Integrating a parenting intervention with routine care to improve early developmental Outcomes in children with sickle cell disease
Grantee: University of the West Indies, Jamaica (Implementation: Jamaica)
Sickle cell disease (SCD) is a serious disorder in which the body makes abnormally-shaped red blood cells that tend to block blood flow in the limbs and organs. Most children with SCD are born in the developing world and many of them also cope with anaemia, care constrained by resources and parents suffering from the stress of caring for a child with a serious chronic disease. These are all significant risk factors for poor early cognitive development and, as such, neurocognitive deficits have been demonstrated in pre-school children with SCD. Early detection and preventive interventions are a must, since lagging educational achievement impacts on employment outcomes and the ability of people to become productive members of society.

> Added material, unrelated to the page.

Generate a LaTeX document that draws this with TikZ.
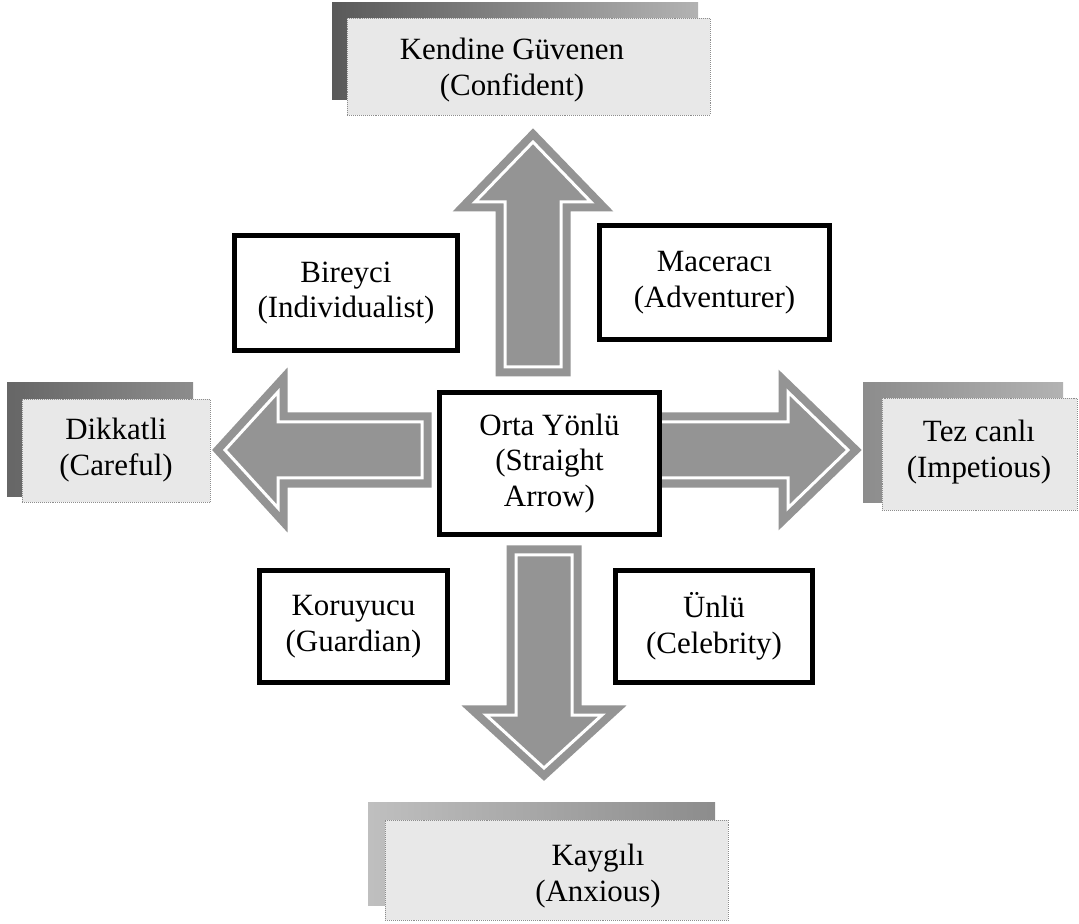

This project assesses the efficacy of using an evidence-based early stimulation program, combined with components to help parents cope with stress, delivered during six routine monthly clinic visits to parents of children with sickle cell disease. It is hoped that this innovation will improve parental psychological outcomes, as well as child developmental outcomes.
Engaging private clinics to promote optimal early development of young children in Pakistan
Grantee: Association for Social Development, Pakistan (Implementation: Pakistan)

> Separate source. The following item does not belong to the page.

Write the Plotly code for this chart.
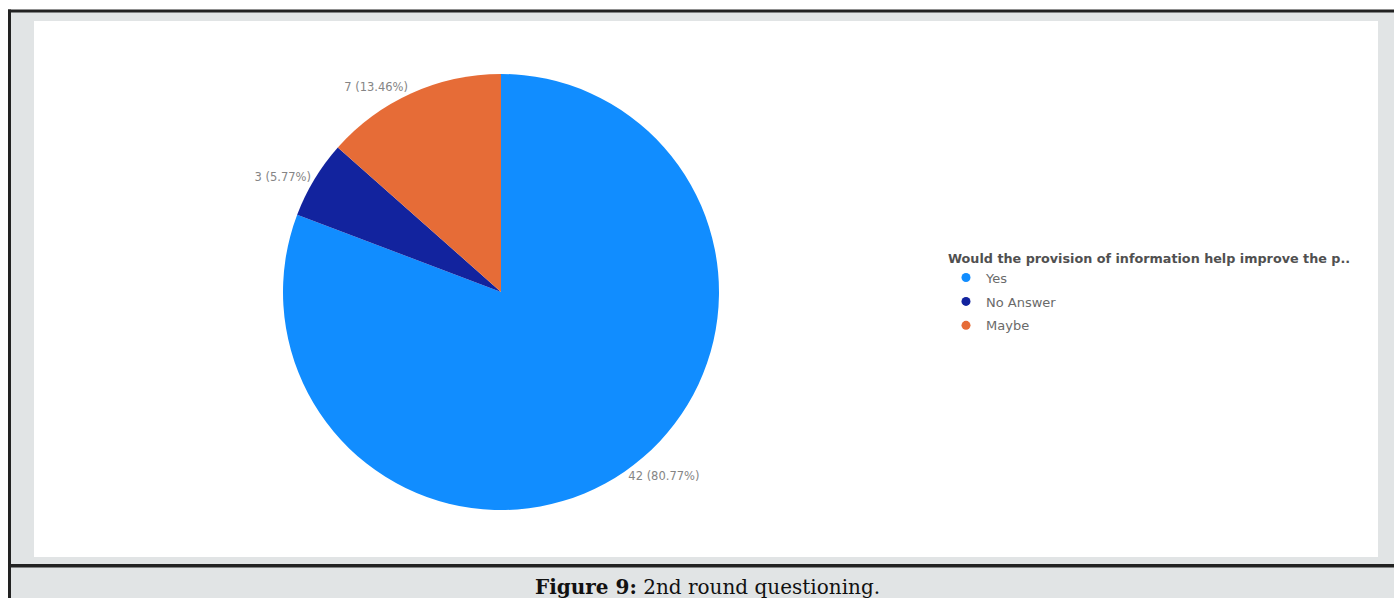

In Pakistan, as in most developing countries, early child development is a neglected area of public health. Malnutrition and a mother's incapability to supply effective care can contribute significantly to development delays in children.
The innovators at the Association for Social Development are creating an intervention that aims to engage private clinics to promote optimal early development of young children in poor urban environments, through an integrated package of mother and child care. The care package will have three main components: information on nutrition, information on child development and screening and management of maternal depression.
A community-based conscious discipline program to reduce corporal punishment in the Caribbean
Grantee: Windward Islands Research and Education Foundation (WINDREF), Grenada (Implementation: Grenada)
Beating, slapping, whipping and paddling are only a few examples of methods used to discipline children in the Caribbean. Widespread corporal punishment is not only degrading and ineffective, but this violence negatively impacts healthy brain development during the first 1,000 days of life and beyond. The economic consequences in this globally competitive world are of great concern. Adults employing corporal punishment often lack knowledge and skill regarding effective discipline methods.
Conscious Discipline (CD) is a best practice program targeting new and expectant parents, community leaders and other caregivers. It combines addressing perceptions while teaching skills, thereby reducing child maltreatment and building self-regulation and positive attachments. The innovators will intensely train around 70 local community "champions," who will return to their communities and teach others. By disseminating conscious discipline parenting practices, the intervention aims to improve the safety, secure attachment and problem-solving capacity of children – which are all known to maximize brain development – and will hopefully benefit the long-term political, social and economic welfare of the Caribbean Region.